You are enjoying a pleasant, sunny June day. Your world is in order, everything in its place, the schedule is working. Then, the telephone rings. A voice says, "I'm sorry, I've got some bad news for you." You are in shock. You place the telephone receiver back in its cradle. You stagger towards the window and now, there's no more sunny June day. What once seemed an ordered, idyllic world is now slowly sinking into chaos, the tohu wabohu. You can smell it, seeping through the cracks in the floor, a silent, foreboding rumbling underneath what began as an ordinary, orderly day. What seemed like such definite, certain, secure dry land, such an orderly, clockwork universe of cause-effect predictability, begins to malfunction, gears grind, and things fall apart. The utter fragility of it all overwhelms us. In such moments when the earth shakes, mountains crumble, and chaos bubbles forth, turn like the vulnerable, fragile children that we are to an old story,

In the beginning when God created the heavens and the earth, the earth was a formless void and darkness covered the face of the deep. Then God said, "Let there be light"; and there was light... And God said, "Let there be a dome in the midst of the waters." ..And it was so.

When chaos breaks in, turn to the light, put yourself under the protective dome, and trust in God to see you through. Psalm 46,

God is our refuge and strength, a very present help in trouble.

Therefore we will not fear though the earth should change,

thought the mountains shake in the heart of the sea;

though its waters roar and foam,

though the mountain tremble..

the Lord of hosts is with us; the God of Jacob is our refuge.

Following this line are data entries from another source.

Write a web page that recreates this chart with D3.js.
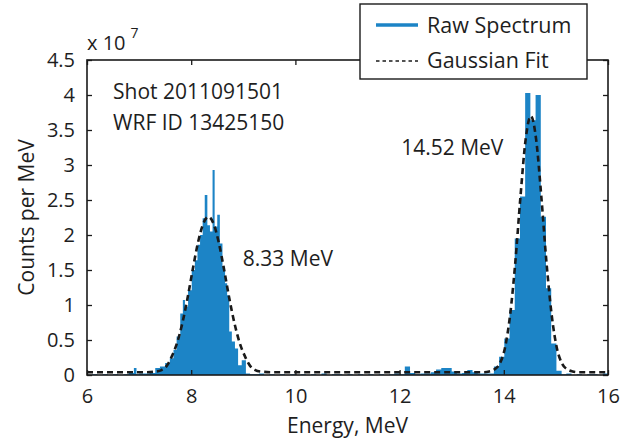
<!DOCTYPE html>
<html><head><meta charset="utf-8">
<script src="https://cdn.jsdelivr.net/npm/d3@7"></script>
<style>body{margin:0;background:#fff}svg text{font-family:"Open Sans",sans-serif;fill:#1e1e1e}</style>
</head><body><svg id="c" width="623" height="439"></svg>
<script>
// Raw spectrum: bin start energies (MeV) and counts per MeV (x 1e7)
const binStart = [6.0,6.1,6.2,6.3,6.4,6.5,6.6,6.7,6.8,6.9,6.95,7.0,7.1,
  7.2,7.31,7.40,7.50,7.59,7.66,7.72,7.79,7.84,7.88,7.94,8.01,8.07,8.12,8.17,8.22,8.26,8.31,8.36,8.41,8.45,8.50,8.55,8.60,8.65,8.69,8.73,8.78,8.84,8.90,8.97,9.05,9.13,
  9.2,9.3,9.4,9.5,9.6,9.7,9.8,9.9,10.0,10.1,10.2,10.3,10.4,10.5,10.6,10.7,10.8,10.9,11.0,11.1,11.2,11.3,11.4,11.5,11.6,11.7,11.8,11.9,12.0,12.1,12.2,12.3,12.4,12.5,12.6,12.7,12.8,12.9,13.0,13.1,13.2,13.3,13.4,13.5,13.6,13.7,
  13.81,13.91,14.01,14.11,14.21,14.31,14.41,14.51,14.61,14.71,14.81,14.91,15.01,15.11,
  15.2,15.3,15.4,15.5,15.6,15.7,15.8,15.9];
const counts = [0.0,0.01,0.0,0.01,0.0,0.01,0.0,0.01,0.03,0.10,0.01,0.02,0.02,
  0.03,0.10,0.12,0.17,0.24,0.36,0.55,0.88,1.07,0.98,1.21,1.50,1.64,1.86,2.00,2.24,2.57,2.14,2.05,2.93,2.12,2.29,1.88,1.55,1.31,1.14,0.62,0.48,0.38,0.14,0.21,0.02,0.01,
  0.01,0.02,0.0,0.01,0.0,0.01,0.0,0.01,0.0,0.01,0.0,0.01,0.0,0.02,0.0,0.01,0.01,0.0,0.01,0.0,0.01,0.0,0.01,0.0,0.01,0.0,0.01,0.02,0.01,0.12,0.03,0.01,0.02,0.02,0.04,0.08,0.10,0.10,0.05,0.02,0.03,0.07,0.04,0.02,0.02,0.02,
  0.12,0.26,0.52,0.93,1.95,2.55,4.03,3.64,4.00,2.26,1.24,0.45,0.06,0.01,
  0.02,0.0,0.01,0.0,0.01,0.01,0.0,0.02];
const binEnd = 16;

// Gaussian fit curve points
const fitE = [6.0,7.0,7.13,7.33,7.43,7.53,7.63,7.73,7.83,7.93,8.03,8.13,8.23,8.33,8.43,8.53,8.63,8.73,8.83,8.93,9.03,9.13,9.23,9.33,9.53,
  13.5,13.62,13.72,13.82,13.92,14.02,14.12,14.22,14.32,14.42,14.52,14.62,14.72,14.82,14.92,15.02,15.12,15.22,15.32,15.42,16.0];
const fitV = [0.04,0.04,0.04,0.05,0.07,0.13,0.27,0.46,0.74,1.10,1.51,1.89,2.16,2.26,2.16,1.89,1.51,1.10,0.74,0.46,0.27,0.13,0.07,0.05,0.04,
  0.04,0.04,0.05,0.08,0.16,0.38,0.85,1.60,2.55,3.37,3.70,3.37,2.55,1.60,0.85,0.38,0.16,0.08,0.05,0.04,0.04];

const xTicks = [6,8,10,12,14,16];
const yTicks = [0,0.5,1,1.5,2,2.5,3,3.5,4,4.5];
const yTickLabels = ["0","0.5","1","1.5","2","2.5","3","3.5","4","4.5"];
const annotations = [
  {text:"Shot 2011091501", e:6.5, v:3.94},
  {text:"WRF ID 13425150", e:6.5, v:3.5},
  {text:"8.33 MeV", e:8.99, v:1.56},
  {text:"14.52 MeV", e:12.03, v:3.14}
];
const legendItems = ["Raw Spectrum","Gaussian Fit"];

const blue = "#1c84c6";
const svg = d3.select("#c");
const x = d3.scaleLinear().domain([6,16]).range([87,608]);
const y = d3.scaleLinear().domain([0,4.5]).range([375,60]);

// histogram
const hist = binStart.map((e,i)=>({e, v:counts[i]}));
hist.push({e:binEnd, v:counts[counts.length-1]});
svg.append("path").datum(hist)
  .attr("d", d3.area().x(d=>x(d.e)).y0(y(0)).y1(d=>y(d.v)).curve(d3.curveStepAfter))
  .attr("fill", blue);

// axes box
svg.append("rect").attr("x",87).attr("y",60).attr("width",521).attr("height",315)
  .attr("fill","none").attr("stroke","#1a1a1a").attr("stroke-width",1.6);

const xb = svg.append("g").attr("transform",`translate(0,${y(0)})`)
  .call(d3.axisBottom(x).tickValues(xTicks).tickSizeInner(-5).tickSizeOuter(0).tickPadding(14).tickFormat(d3.format("d")));
xb.select(".domain").remove();
const xt = svg.append("g").attr("transform",`translate(0,${y(4.5)})`)
  .call(d3.axisTop(x).tickValues(xTicks).tickSizeInner(-5).tickSizeOuter(0).tickFormat(""));
xt.select(".domain").remove();
const yl = svg.append("g").attr("transform",`translate(${x(6)},0)`)
  .call(d3.axisLeft(y).tickValues(yTicks).tickSizeInner(-5).tickSizeOuter(0).tickPadding(12).tickFormat((d,i)=>yTickLabels[i]));
yl.select(".domain").remove();
const yr = svg.append("g").attr("transform",`translate(${x(16)},0)`)
  .call(d3.axisRight(y).tickValues(yTicks).tickSizeInner(-5).tickSizeOuter(0).tickFormat(""));
yr.select(".domain").remove();
svg.selectAll(".tick line").attr("stroke","#1a1a1a").attr("stroke-width",1.3);
xb.selectAll("text").attr("font-size",20).attr("font-family","Open Sans").attr("fill","#1e1e1e");
yl.selectAll("text").attr("font-size",20).attr("font-family","Open Sans").attr("fill","#1e1e1e");

// fit line
svg.append("path").datum(fitE.map((e,i)=>({e,v:fitV[i]})))
  .attr("d", d3.line().x(d=>x(d.e)).y(d=>y(d.v)).curve(d3.curveMonotoneX))
  .attr("fill","none").attr("stroke","#1a1a1a").attr("stroke-width",2.6).attr("stroke-dasharray","6,4");

// axis labels
svg.append("text").attr("x",(x(6)+x(16))/2).attr("y",433).attr("text-anchor","middle").attr("font-size",21).text("Energy, MeV");
svg.append("text").attr("transform",`translate(34,${(y(0)+y(4.5))/2}) rotate(-90)`).attr("text-anchor","middle").attr("font-size",21).text("Counts per MeV");
const ex = svg.append("text").attr("x",87).attr("y",50).attr("font-size",20);
ex.append("tspan").text("x 10");
ex.append("tspan").attr("dx",5).attr("dy",-12).attr("font-size",14).text("7");

// annotations
svg.selectAll(".ann").data(annotations).enter().append("text")
  .attr("x",d=>x(d.e)).attr("y",d=>y(d.v)).attr("font-size",21).text(d=>d.text);

// legend
const lg = svg.append("g");
lg.append("rect").attr("x",360).attr("y",4).attr("width",227).attr("height",75)
  .attr("fill","#fff").attr("stroke","#1a1a1a").attr("stroke-width",1.4);
lg.append("line").attr("x1",376).attr("x2",418).attr("y1",25).attr("y2",25).attr("stroke",blue).attr("stroke-width",3.5);
lg.append("line").attr("x1",376).attr("x2",418).attr("y1",61).attr("y2",61).attr("stroke","#1a1a1a").attr("stroke-width",1.6).attr("stroke-dasharray","3.5,3");
lg.selectAll(".lt").data(legendItems).enter().append("text")
  .attr("x",427).attr("y",(d,i)=>33+i*35).attr("font-size",21.5).text(d=>d);
</script>
</body></html>
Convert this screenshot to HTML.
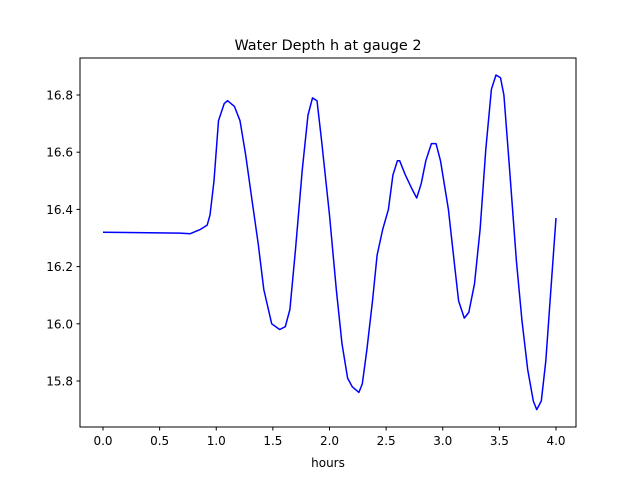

God is our refuge from tohu wabohu..

Psalm 23, You prepare me a table in the presence of my enemies. In the presence of my enemies is another way of talking about chaos. In the midst of chaos, in the presence of enemies, our Lord prepares us a table, invites us to feast with him and with one another. This morning you are invited to the table, to receive the life of Christ, in the presence of enemies.